Elites Abusing and Abdicating Their Proper Roles

The Naxalite movement did not succeed. Just like the internal contradiction of elites pretending to be rebels opposed to nationalism and religion, it withered away and never got mass support. Every form of leftism, whether liberalism or Marxism, has always been about a vanguard movement, by “educated and enlightened elites” who think they can decide what’s good or bad for the hoi-polloi while pretending to be a mass movement.

There’s nothing wrong with being elites. Every society has some hierarchy, and both ancient aristocrats and Platonic epistocrats, for example, were openly elite-led. But the difference is in a left-winger pretending to be for the people while working against their interests and pressuring them to conform to his ideas. It ultimately becomes so blatant that it destroys any such left-wing movement from within.

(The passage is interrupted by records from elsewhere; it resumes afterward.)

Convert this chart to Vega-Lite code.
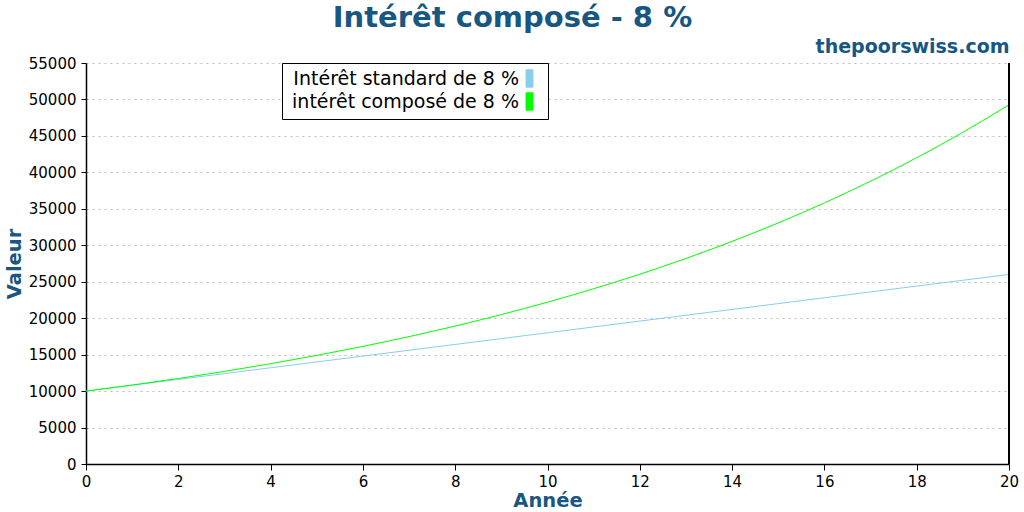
{
  "$schema": "https://vega.github.io/schema/vega-lite/v6.json",
  "width": 923,
  "height": 401,
  "autosize": {"type": "none"},
  "padding": {"left": 86, "top": 63, "right": 15, "bottom": 48},
  "background": "white",
  "title": {
    "text": "Intérêt composé - 8 %",
    "font": "DejaVu Sans",
    "fontSize": 29,
    "fontWeight": "bold",
    "color": "#175782",
    "anchor": "middle",
    "frame": "group",
    "dx": -35,
    "offset": 4
  },
  "config": {
    "font": "DejaVu Sans",
    "view": {"stroke": null},
    "axis": {
      "labelFont": "DejaVu Sans",
      "labelFontSize": 15,
      "labelColor": "black",
      "titleFont": "DejaVu Sans",
      "titleFontSize": 19.5,
      "titleFontWeight": "bold",
      "titleColor": "#175782",
      "domainColor": "black",
      "tickColor": "black",
      "domainWidth": 1.5,
      "tickWidth": 1
    }
  },
  "data": {
    "values": [
      {"annee": 0, "valeur": 10000, "serie": "Intérêt standard de 8 %"},
      {"annee": 1, "valeur": 10800, "serie": "Intérêt standard de 8 %"},
      {"annee": 2, "valeur": 11600, "serie": "Intérêt standard de 8 %"},
      {"annee": 3, "valeur": 12400, "serie": "Intérêt standard de 8 %"},
      {"annee": 4, "valeur": 13200, "serie": "Intérêt standard de 8 %"},
      {"annee": 5, "valeur": 14000, "serie": "Intérêt standard de 8 %"},
      {"annee": 6, "valeur": 14800, "serie": "Intérêt standard de 8 %"},
      {"annee": 7, "valeur": 15600, "serie": "Intérêt standard de 8 %"},
      {"annee": 8, "valeur": 16400, "serie": "Intérêt standard de 8 %"},
      {"annee": 9, "valeur": 17200, "serie": "Intérêt standard de 8 %"},
      {"annee": 10, "valeur": 18000, "serie": "Intérêt standard de 8 %"},
      {"annee": 11, "valeur": 18800, "serie": "Intérêt standard de 8 %"},
      {"annee": 12, "valeur": 19600, "serie": "Intérêt standard de 8 %"},
      {"annee": 13, "valeur": 20400, "serie": "Intérêt standard de 8 %"},
      {"annee": 14, "valeur": 21200, "serie": "Intérêt standard de 8 %"},
      {"annee": 15, "valeur": 22000, "serie": "Intérêt standard de 8 %"},
      {"annee": 16, "valeur": 22800, "serie": "Intérêt standard de 8 %"},
      {"annee": 17, "valeur": 23600, "serie": "Intérêt standard de 8 %"},
      {"annee": 18, "valeur": 24400, "serie": "Intérêt standard de 8 %"},
      {"annee": 19, "valeur": 25200, "serie": "Intérêt standard de 8 %"},
      {"annee": 20, "valeur": 26000, "serie": "Intérêt standard de 8 %"},
      {"annee": 0, "valeur": 10000, "serie": "intérêt composé de 8 %"},
      {"annee": 1, "valeur": 10830, "serie": "intérêt composé de 8 %"},
      {"annee": 2, "valeur": 11729, "serie": "intérêt composé de 8 %"},
      {"annee": 3, "valeur": 12702, "serie": "intérêt composé de 8 %"},
      {"annee": 4, "valeur": 13757, "serie": "intérêt composé de 8 %"},
      {"annee": 5, "valeur": 14898, "serie": "intérêt composé de 8 %"},
      {"annee": 6, "valeur": 16135, "serie": "intérêt composé de 8 %"},
      {"annee": 7, "valeur": 17474, "serie": "intérêt composé de 8 %"},
      {"annee": 8, "valeur": 18925, "serie": "intérêt composé de 8 %"},
      {"annee": 9, "valeur": 20495, "serie": "intérêt composé de 8 %"},
      {"annee": 10, "valeur": 22196, "serie": "intérêt composé de 8 %"},
      {"annee": 11, "valeur": 24039, "serie": "intérêt composé de 8 %"},
      {"annee": 12, "valeur": 26034, "serie": "intérêt composé de 8 %"},
      {"annee": 13, "valeur": 28195, "serie": "intérêt composé de 8 %"},
      {"annee": 14, "valeur": 30535, "serie": "intérêt composé de 8 %"},
      {"annee": 15, "valeur": 33069, "serie": "intérêt composé de 8 %"},
      {"annee": 16, "valeur": 35814, "serie": "intérêt composé de 8 %"},
      {"annee": 17, "valeur": 38787, "serie": "intérêt composé de 8 %"},
      {"annee": 18, "valeur": 42006, "serie": "intérêt composé de 8 %"},
      {"annee": 19, "valeur": 45493, "serie": "intérêt composé de 8 %"},
      {"annee": 20, "valeur": 49268, "serie": "intérêt composé de 8 %"}
    ]
  },
  "layer": [
    {
      "mark": {"type": "line", "strokeWidth": 1, "interpolate": "monotone"},
      "encoding": {
        "x": {
          "field": "annee",
          "type": "quantitative",
          "scale": {"domain": [0, 20], "nice": false, "zero": false},
          "axis": {
            "title": "Année",
            "values": [0, 2, 4, 6, 8, 10, 12, 14, 16, 18, 20],
            "grid": false,
            "labelFlush": false,
            "tickSize": 6,
            "labelPadding": 4,
            "titlePadding": 2
          }
        },
        "y": {
          "field": "valeur",
          "type": "quantitative",
          "scale": {"domain": [0, 55000], "nice": false},
          "axis": {
            "title": "Valeur",
            "values": [0, 5000, 10000, 15000, 20000, 25000, 30000, 35000, 40000, 45000, 50000, 55000],
            "format": "d",
            "grid": true,
            "gridColor": "#bbbbbb",
            "gridDash": [2, 4],
            "gridWidth": 1,
            "tickSize": 5,
            "labelPadding": 5,
            "titlePadding": 4
          }
        },
        "color": {
          "field": "serie",
          "type": "nominal",
          "sort": null,
          "scale": {
            "domain": ["Intérêt standard de 8 %", "intérêt composé de 8 %"],
            "range": ["#87ceeb", "#00ff00"]
          },
          "legend": {
            "title": null,
            "orient": "none",
            "legendX": 196,
            "legendY": 0,
            "strokeColor": "black",
            "fillColor": "white",
            "padding": 6,
            "labelFont": "DejaVu Sans",
            "labelFontSize": 19,
            "labelColor": "black",
            "labelLimit": 0,
            "labelAlign": "right",
            "labelOffset": -20,
            "symbolOffset": 232,
            "rowPadding": 0,
            "symbolType": "M-0.4,-1L0.4,-1L0.4,1L-0.4,1Z M1.2,0L1.2,0",
            "symbolSize": 300,
            "symbolStrokeWidth": 1,
            "symbolStrokeColor": "black",
            "encode": {
              "symbols": {
                "update": {
                  "fill": {"scale": "color", "field": "value"},
                  "stroke": {"value": "black"},
                  "strokeWidth": {"value": 1},
                  "opacity": {"value": 1}
                }
              }
            }
          }
        }
      }
    },
    {
      "mark": {"type": "rule", "color": "black", "strokeWidth": 1.5},
      "encoding": {
        "x": {
          "datum": 20,
          "type": "quantitative",
          "axis": {
            "orient": "top",
            "labels": false,
            "ticks": false,
            "domain": false,
            "grid": false,
            "title": "thepoorswiss.com",
            "titleAnchor": "end",
            "titleAlign": "right",
            "titleFontSize": 19,
            "titlePadding": 7
          }
        }
      }
    }
  ],
  "resolve": {"axis": {"x": "independent"}}
}
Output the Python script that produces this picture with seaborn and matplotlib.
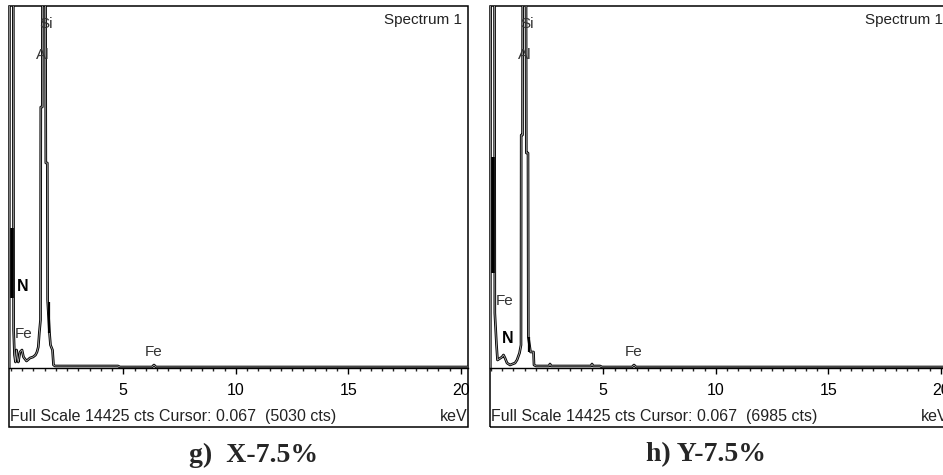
import numpy as np
import pandas as pd
import matplotlib
matplotlib.use('Agg')
import matplotlib.pyplot as plt
from matplotlib.patches import Rectangle
from matplotlib.ticker import MultipleLocator
import seaborn as sns

sns.set_style('white')
plt.rcParams['font.family'] = ['Liberation Sans', 'DejaVu Sans']

FULL_SCALE = 14425

# spectrum g) X-7.5%  (energy keV, counts)
g_energy = [-0.071, -0.058, 0.111, 0.124, 0.164, 0.209, 0.253, 0.298, 0.333, 0.409, 0.498,
            0.564, 0.698, 0.853, 0.987, 1.098, 1.164, 1.222, 1.267, 1.320, 1.333, 1.400,
            1.409, 1.542, 1.556, 1.622, 1.636, 1.720, 1.764, 1.853, 1.898, 1.964, 4.764,
            4.853, 6.276, 6.364, 6.453, 20.41]
g_counts = [0, 15500, 15500, 1514, 518, 239, 717, 399, 239, 638, 717,
            438, 279, 399, 438, 518, 638, 837, 1395, 1913, 10400, 10400,
            15500, 15500, 8170, 8170, 2710, 1395, 917, 717, 120, 80, 80,
            40, 40, 120, 40, 40]
# overlay (black) segments: energy, low, high
g_bar_e = [0.045, 1.70]
g_bar_lo = [2790, 1390]
g_bar_hi = [5580, 2630]

# spectrum h) Y-7.5%
h_energy = [-0.022, -0.009, 0.164, 0.178, 0.253, 0.298, 0.498, 0.564, 0.631, 0.720, 0.853,
            1.076, 1.164, 1.276, 1.342, 1.351, 1.409, 1.418, 1.564, 1.578, 1.653, 1.667,
            1.764, 1.898, 1.920, 2.009, 2.587, 2.631, 2.676, 4.453, 4.498, 4.542, 4.853,
            4.942, 6.276, 6.364, 6.453, 20.85]
h_counts = [0, 15500, 15500, 2190, 917, 319, 438, 518, 399, 199, 120,
            199, 319, 598, 917, 9285, 9285, 15500, 15500, 8568, 8568, 1235,
            638, 638, 120, 80, 80, 160, 80, 80, 160, 80, 80,
            40, 40, 120, 40, 40]
h_bar_e = [0.09, 1.711]
h_bar_lo = [3790, 640]
h_bar_hi = [8410, 1235]

# element labels: text, energy, counts, bold
g_labels = [('Si', 1.56, 13700, False), ('Al', 1.41, 12470, False),
            ('N', 0.54, 3230, True), ('Fe', 0.56, 1355, False), ('Fe', 6.34, 640, False)]
h_labels = [('Si', 1.63, 13700, False), ('Al', 1.50, 12470, False),
            ('Fe', 0.63, 2670, False), ('N', 0.74, 1195, True), ('Fe', 6.35, 640, False)]

cursor_cts = [5030, 6985]
captions = ['g)  X-7.5%', 'h) Y-7.5%']
caption_x = [254, 706]
xmins = [-0.08, -0.036]

W, H = 943, 475
fig = plt.figure(figsize=(W / 100, H / 100), dpi=100)

panels = [(g_energy, g_counts, g_bar_e, g_bar_lo, g_bar_hi, g_labels),
          (h_energy, h_counts, h_bar_e, h_bar_lo, h_bar_hi, h_labels)]
lefts = [9, 490]

for i, (en, ct, be, blo, bhi, labs) in enumerate(panels):
    ax = fig.add_axes([lefts[i] / W, (H - 427) / H, 459 / W, 421 / H])
    df = pd.DataFrame({'keV': en, 'cts': ct})
    sns.lineplot(data=df, x='keV', y='cts', sort=False, estimator=None,
                 color='black', lw=1.9, ax=ax)
    sns.lineplot(data=df, x='keV', y='cts', sort=False, estimator=None,
                 color='#a8a8a8', lw=0.6, ax=ax)
    ax.vlines(be, blo, bhi, color='black', lw=[2.6, 1.6])

    ax.set_xlim(xmins[i], xmins[i] + 459 / 22.5)
    ax.set_ylim(-FULL_SCALE * 59 / 362, FULL_SCALE)
    ax.set_xlabel('')
    ax.set_ylabel('')
    ax.set_yticks([])
    ax.set_xticks([5, 10, 15, 20])
    ax.set_xticklabels(['5', '10', '15', '20'])
    ax.xaxis.set_minor_locator(MultipleLocator(0.5))
    ax.tick_params(axis='x', which='major', direction='out', length=4, width=1,
                   pad=6.5, labelsize=11.5, colors='black', bottom=True)
    ax.tick_params(axis='x', which='minor', direction='out', length=2.5, width=1,
                   bottom=True)
    for s in ['top', 'left', 'right']:
        ax.spines[s].set_visible(False)
    ax.spines['bottom'].set_position(('data', 0))
    ax.spines['bottom'].set_color('black')
    ax.spines['bottom'].set_linewidth(1.0)
    ax.add_patch(Rectangle((0, 0), 1, 1, transform=ax.transAxes, fill=False,
                           edgecolor='black', lw=1.1, clip_on=False))

    for txt, x, y, bold in labs:
        ax.text(x, y, txt, ha='center', va='center', fontsize=11.5 if bold else 11,
                fontweight='bold' if bold else 'normal',
                color='black' if bold else '#333333')

    ax.text(0.987, 0.967, 'Spectrum 1', transform=ax.transAxes, ha='right',
            va='center', fontsize=11, color='#222222')
    ax.text(0.002, 0.024, f'Full Scale {FULL_SCALE} cts Cursor: 0.067  ({cursor_cts[i]} cts)',
            transform=ax.transAxes, ha='left', va='center', fontsize=11.5, color='#222222')
    ax.text(0.998, 0.024, 'keV', transform=ax.transAxes, ha='right', va='center',
            fontsize=11.5, color='#222222')

    fig.text(caption_x[i] / W, 1 - 455 / H, captions[i], ha='center', va='center',
             fontsize=20, fontweight='bold', family=['Liberation Serif', 'DejaVu Serif'])

fig.savefig('out.png', dpi=100)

Also, the republic of India cracked down brutally in the 1960s and ’70s, in a way that is unthinkable these days in either the United States or even India. Hundreds of students were killed in conflicts with local police; thousands were jailed for life. Thousands more reformed once they realized what they signed up for, or left the movement the moment there was an armed pushback from the state. Others were sent abroad by their rich parents. Like most middle-class citizens, counter-violence broke the back of pretentious rebels.

It is important for Americans, especially Republican lawmakers, to understand and study the Naxalite movement, as it provides a template to understand what is happening now. To think that disintegrated rebel movements without a central organization are not a threat to the republic is simply ahistorical.

It is also idiotic to deem them a movement without a structure. The structure is organic. It spreads, copies, and connects at a grassroots level. And it withers away the moment it faces a concerted political pushback. Whether they face that pushback is contingent on political will.